##### STORED ROWS #####

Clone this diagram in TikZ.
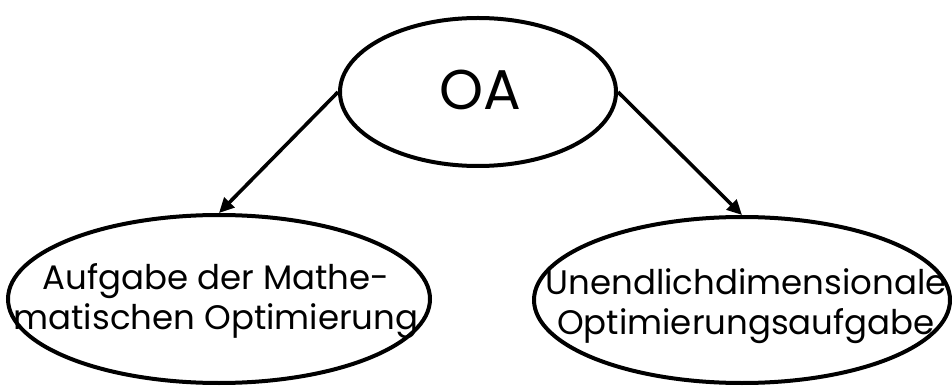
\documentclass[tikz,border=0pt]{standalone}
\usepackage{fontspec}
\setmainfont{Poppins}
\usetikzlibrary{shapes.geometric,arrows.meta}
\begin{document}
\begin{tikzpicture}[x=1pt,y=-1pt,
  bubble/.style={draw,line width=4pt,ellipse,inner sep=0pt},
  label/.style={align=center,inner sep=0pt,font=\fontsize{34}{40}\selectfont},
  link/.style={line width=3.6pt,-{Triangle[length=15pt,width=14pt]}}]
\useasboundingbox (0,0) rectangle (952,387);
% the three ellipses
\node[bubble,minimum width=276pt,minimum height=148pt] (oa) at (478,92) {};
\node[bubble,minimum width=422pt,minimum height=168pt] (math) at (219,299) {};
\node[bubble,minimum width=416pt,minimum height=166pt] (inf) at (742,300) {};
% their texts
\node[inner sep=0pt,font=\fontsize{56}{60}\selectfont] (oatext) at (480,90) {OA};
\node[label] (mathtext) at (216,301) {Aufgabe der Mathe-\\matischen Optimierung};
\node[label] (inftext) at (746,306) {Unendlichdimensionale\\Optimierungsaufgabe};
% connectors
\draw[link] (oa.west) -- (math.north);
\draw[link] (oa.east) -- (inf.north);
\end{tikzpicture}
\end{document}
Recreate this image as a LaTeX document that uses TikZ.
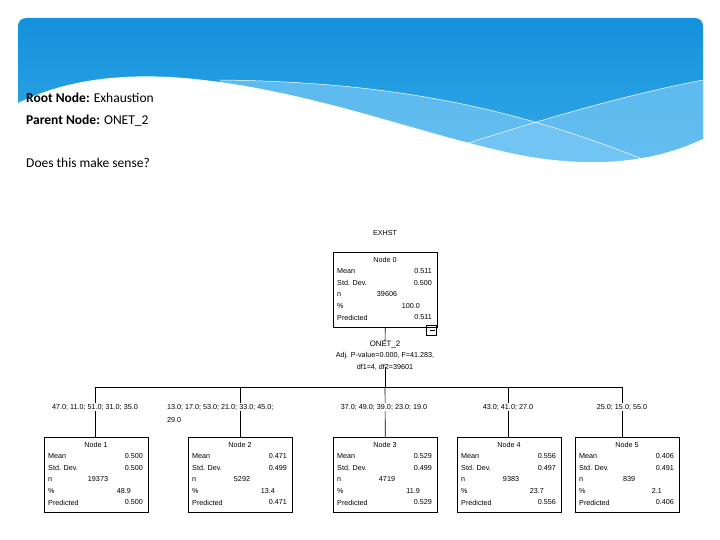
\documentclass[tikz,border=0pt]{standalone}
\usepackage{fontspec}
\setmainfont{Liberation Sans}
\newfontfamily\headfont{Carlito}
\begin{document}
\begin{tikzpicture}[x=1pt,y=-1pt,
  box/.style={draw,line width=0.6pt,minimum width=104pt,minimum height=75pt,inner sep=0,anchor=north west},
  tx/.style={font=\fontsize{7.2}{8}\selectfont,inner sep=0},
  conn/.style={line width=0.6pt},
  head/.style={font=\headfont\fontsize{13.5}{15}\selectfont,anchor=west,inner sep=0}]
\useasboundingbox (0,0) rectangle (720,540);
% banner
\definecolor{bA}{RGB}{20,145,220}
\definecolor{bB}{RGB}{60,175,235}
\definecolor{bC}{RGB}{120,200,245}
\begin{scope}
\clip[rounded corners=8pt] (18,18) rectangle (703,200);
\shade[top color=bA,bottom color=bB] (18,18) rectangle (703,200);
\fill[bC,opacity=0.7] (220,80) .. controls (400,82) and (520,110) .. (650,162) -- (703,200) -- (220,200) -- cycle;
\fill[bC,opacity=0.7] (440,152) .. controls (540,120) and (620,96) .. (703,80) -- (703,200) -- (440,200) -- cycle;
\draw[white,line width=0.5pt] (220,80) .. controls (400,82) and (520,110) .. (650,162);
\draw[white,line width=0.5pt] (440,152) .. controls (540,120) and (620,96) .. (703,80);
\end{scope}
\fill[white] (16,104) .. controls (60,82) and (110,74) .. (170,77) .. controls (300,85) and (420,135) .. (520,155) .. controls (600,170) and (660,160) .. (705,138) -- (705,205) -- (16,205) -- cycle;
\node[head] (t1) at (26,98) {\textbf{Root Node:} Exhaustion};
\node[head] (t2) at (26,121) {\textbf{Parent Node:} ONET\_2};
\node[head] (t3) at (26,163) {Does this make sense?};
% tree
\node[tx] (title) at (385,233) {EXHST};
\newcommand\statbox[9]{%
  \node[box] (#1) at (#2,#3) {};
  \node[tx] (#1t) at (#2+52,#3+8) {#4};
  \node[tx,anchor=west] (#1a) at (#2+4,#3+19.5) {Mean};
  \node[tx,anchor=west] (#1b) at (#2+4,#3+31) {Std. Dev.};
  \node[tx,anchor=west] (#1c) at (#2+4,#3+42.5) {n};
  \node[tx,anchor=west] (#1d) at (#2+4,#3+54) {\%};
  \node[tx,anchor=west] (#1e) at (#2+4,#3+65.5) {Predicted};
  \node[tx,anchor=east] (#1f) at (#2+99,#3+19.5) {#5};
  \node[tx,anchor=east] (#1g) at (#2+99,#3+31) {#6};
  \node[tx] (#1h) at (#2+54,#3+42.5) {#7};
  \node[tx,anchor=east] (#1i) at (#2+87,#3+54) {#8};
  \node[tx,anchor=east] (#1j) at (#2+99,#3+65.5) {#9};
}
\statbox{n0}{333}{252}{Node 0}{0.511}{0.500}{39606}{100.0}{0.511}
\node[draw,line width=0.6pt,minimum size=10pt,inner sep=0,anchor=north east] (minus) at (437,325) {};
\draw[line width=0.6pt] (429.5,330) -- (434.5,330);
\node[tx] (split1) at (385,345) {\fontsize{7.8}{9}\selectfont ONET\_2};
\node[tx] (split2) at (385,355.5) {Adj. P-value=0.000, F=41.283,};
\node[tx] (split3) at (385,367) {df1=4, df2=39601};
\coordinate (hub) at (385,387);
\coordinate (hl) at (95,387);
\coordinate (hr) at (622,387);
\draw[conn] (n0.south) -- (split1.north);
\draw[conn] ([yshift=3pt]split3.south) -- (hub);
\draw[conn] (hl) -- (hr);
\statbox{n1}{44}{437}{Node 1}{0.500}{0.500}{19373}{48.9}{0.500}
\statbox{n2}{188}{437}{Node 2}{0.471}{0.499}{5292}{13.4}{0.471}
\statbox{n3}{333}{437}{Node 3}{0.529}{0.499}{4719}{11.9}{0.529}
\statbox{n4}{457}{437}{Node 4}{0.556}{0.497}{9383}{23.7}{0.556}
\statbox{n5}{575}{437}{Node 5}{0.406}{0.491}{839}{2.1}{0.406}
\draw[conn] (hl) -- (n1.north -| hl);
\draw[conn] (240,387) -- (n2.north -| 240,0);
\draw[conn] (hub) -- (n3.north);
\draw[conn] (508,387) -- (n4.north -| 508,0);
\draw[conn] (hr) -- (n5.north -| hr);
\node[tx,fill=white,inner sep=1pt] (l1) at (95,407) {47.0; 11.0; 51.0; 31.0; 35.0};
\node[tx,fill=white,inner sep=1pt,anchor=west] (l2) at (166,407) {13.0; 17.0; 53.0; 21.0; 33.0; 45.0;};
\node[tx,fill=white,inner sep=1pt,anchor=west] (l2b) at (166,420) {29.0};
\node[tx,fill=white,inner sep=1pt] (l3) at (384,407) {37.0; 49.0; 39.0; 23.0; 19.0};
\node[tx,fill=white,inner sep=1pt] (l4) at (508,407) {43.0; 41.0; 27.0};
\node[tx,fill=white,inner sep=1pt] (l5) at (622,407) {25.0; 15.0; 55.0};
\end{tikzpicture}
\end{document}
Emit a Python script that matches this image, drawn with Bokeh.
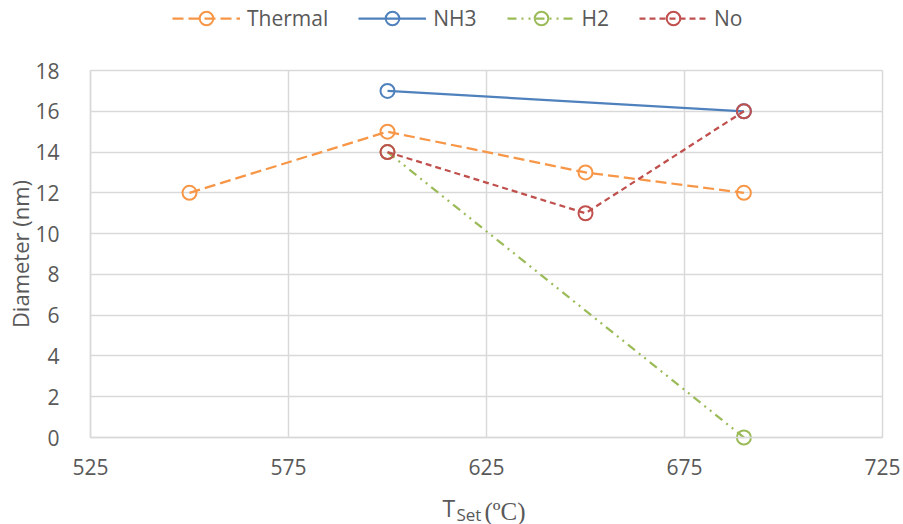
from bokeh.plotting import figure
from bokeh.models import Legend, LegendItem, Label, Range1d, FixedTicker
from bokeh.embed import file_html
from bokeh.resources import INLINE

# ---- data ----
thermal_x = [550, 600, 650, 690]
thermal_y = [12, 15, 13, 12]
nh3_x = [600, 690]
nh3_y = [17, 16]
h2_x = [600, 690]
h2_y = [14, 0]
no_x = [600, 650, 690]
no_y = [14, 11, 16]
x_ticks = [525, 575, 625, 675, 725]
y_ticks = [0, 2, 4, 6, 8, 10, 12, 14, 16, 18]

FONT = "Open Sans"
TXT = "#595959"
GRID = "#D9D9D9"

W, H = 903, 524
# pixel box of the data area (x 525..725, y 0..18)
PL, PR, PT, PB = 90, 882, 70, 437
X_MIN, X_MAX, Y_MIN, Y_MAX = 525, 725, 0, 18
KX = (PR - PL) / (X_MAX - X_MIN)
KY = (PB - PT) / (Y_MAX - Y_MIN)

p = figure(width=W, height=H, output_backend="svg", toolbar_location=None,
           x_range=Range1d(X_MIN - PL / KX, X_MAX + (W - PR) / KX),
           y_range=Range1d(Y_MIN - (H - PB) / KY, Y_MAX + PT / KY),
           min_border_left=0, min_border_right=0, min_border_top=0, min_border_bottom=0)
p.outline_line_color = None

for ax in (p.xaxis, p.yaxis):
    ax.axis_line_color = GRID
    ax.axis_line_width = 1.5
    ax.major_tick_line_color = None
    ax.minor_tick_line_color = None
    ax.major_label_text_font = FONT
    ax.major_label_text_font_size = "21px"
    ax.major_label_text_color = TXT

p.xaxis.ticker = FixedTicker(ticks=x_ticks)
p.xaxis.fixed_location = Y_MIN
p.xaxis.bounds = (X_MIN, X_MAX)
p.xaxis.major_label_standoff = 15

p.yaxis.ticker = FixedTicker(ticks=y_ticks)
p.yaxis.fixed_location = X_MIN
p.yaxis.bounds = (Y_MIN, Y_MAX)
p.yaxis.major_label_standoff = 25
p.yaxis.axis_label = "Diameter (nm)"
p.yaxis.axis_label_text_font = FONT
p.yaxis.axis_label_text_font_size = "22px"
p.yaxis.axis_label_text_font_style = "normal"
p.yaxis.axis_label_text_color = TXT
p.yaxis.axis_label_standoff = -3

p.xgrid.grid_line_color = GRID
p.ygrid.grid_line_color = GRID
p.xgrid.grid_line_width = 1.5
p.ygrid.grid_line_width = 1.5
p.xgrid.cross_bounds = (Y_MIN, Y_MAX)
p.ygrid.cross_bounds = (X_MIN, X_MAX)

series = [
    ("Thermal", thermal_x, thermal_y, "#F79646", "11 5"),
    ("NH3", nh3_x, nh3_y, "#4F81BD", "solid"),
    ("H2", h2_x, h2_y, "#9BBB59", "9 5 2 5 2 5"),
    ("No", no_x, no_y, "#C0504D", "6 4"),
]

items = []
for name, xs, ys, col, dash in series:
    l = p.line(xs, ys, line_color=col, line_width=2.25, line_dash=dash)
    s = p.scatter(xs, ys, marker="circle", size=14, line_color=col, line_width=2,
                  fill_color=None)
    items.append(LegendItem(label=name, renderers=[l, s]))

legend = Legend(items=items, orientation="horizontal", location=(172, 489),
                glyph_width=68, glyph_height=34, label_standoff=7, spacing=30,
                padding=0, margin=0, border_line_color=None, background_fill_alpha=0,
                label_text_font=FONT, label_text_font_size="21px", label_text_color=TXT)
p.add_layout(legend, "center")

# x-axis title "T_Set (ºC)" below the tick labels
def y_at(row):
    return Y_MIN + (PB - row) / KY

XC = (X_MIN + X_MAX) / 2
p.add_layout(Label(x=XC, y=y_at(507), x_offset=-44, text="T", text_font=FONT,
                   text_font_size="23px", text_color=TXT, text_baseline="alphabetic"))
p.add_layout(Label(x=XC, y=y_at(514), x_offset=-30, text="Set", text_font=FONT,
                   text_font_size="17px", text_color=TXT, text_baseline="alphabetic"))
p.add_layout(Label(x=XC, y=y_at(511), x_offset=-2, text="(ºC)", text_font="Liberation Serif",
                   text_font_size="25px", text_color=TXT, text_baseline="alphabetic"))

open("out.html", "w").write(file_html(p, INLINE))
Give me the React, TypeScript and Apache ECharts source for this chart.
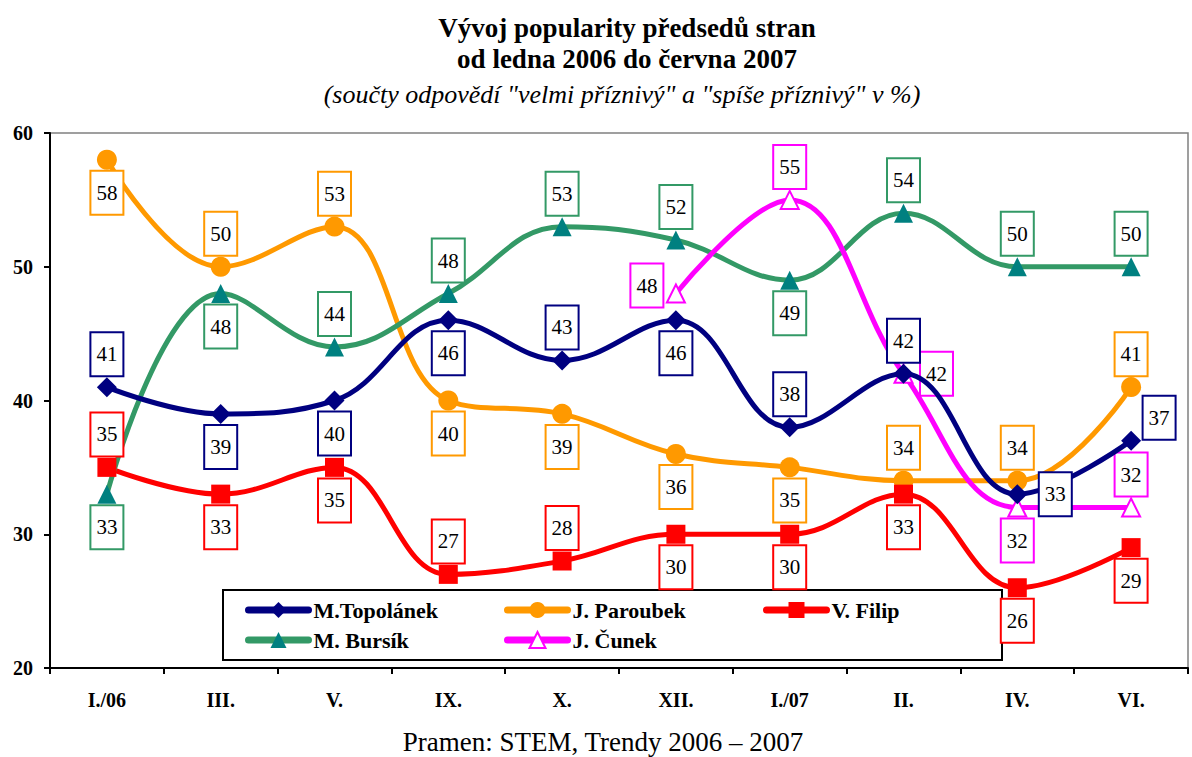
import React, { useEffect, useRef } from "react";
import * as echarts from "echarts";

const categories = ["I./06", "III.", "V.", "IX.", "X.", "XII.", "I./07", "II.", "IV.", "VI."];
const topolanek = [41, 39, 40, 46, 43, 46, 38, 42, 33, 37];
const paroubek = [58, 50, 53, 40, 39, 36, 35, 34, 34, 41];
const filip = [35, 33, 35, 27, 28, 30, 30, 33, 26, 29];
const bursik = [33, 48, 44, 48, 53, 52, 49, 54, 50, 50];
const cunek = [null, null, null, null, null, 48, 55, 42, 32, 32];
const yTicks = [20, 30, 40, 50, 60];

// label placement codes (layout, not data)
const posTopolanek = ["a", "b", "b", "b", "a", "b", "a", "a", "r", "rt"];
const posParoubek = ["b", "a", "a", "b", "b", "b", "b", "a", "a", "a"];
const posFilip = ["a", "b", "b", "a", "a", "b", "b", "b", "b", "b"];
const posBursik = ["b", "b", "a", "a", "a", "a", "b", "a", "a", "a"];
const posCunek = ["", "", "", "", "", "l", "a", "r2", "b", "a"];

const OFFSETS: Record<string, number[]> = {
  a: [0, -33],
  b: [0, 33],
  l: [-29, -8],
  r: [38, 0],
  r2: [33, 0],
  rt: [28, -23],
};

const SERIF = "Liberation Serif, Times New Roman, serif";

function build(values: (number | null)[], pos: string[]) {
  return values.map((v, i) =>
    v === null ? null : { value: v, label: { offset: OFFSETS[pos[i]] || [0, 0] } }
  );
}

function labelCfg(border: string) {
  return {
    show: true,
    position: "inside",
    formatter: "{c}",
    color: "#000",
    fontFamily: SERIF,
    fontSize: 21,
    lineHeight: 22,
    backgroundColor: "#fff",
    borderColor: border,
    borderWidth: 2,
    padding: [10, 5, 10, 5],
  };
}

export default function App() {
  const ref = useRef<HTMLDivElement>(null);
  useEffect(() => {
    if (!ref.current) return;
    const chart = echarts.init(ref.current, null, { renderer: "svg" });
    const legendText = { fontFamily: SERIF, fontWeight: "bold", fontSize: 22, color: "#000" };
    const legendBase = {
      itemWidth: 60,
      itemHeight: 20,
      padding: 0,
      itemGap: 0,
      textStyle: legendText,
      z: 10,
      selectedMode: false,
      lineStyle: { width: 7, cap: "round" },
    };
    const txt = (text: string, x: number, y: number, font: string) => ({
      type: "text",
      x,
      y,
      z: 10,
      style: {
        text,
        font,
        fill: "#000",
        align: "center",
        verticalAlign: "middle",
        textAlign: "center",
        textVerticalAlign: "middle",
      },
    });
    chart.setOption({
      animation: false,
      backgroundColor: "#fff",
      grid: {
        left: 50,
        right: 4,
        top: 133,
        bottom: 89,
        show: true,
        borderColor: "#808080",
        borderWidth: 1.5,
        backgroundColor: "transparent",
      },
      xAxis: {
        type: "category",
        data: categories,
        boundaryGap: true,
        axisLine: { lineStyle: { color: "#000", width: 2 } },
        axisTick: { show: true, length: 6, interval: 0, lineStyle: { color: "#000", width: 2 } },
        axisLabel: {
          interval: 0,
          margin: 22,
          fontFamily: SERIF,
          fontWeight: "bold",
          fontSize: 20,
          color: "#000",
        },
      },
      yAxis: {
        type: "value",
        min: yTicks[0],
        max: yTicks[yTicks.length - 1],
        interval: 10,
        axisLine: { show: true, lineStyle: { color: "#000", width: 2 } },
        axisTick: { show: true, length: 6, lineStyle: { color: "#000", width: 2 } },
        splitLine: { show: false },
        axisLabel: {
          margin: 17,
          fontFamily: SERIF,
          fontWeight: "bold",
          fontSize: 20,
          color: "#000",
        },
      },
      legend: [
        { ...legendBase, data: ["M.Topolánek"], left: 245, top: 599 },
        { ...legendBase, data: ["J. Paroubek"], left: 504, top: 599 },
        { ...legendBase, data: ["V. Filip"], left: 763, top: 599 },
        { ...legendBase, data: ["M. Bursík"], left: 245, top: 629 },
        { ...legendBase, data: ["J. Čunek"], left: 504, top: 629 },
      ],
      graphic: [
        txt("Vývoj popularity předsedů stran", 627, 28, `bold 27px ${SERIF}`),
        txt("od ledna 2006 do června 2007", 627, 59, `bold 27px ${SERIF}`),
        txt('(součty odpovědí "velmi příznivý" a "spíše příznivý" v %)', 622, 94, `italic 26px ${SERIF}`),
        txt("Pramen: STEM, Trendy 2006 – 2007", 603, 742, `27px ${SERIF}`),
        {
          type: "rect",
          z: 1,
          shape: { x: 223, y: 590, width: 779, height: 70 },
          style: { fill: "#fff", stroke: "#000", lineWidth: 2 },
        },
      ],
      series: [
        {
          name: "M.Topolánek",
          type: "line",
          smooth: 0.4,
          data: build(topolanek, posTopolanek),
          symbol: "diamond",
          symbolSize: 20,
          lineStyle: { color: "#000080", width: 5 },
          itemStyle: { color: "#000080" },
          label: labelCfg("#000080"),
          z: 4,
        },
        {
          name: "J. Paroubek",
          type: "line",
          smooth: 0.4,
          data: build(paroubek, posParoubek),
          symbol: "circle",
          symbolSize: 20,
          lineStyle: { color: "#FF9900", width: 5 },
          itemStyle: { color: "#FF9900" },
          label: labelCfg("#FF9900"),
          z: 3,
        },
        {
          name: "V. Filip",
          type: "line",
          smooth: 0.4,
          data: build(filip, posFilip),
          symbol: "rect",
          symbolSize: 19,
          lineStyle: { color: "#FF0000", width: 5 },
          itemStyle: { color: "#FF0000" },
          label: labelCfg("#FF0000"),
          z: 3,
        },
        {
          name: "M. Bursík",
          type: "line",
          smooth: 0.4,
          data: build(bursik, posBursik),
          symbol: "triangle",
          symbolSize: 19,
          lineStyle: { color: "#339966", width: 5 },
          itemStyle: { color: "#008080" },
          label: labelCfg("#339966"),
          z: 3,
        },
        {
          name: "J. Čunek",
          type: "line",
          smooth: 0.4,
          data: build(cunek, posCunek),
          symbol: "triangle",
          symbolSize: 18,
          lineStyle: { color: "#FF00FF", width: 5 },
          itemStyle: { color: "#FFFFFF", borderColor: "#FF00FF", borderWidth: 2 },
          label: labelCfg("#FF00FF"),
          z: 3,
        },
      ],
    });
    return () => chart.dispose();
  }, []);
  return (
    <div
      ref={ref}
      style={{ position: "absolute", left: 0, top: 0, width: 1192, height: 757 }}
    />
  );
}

#####

### GOAL
Beginning with the line above that contains "Emit a Python" and ending with the line that contains "from bokeh.resources import INLINE", quote each line exactly, keeping out the pictures.

### RESULT
Emit a Python script that matches this image, drawn with Bokeh.
from bokeh.plotting import figure
from bokeh.models import Legend, LegendItem, Label, Range1d, FixedTicker
from bokeh.embed import file_html
from bokeh.resources import INLINE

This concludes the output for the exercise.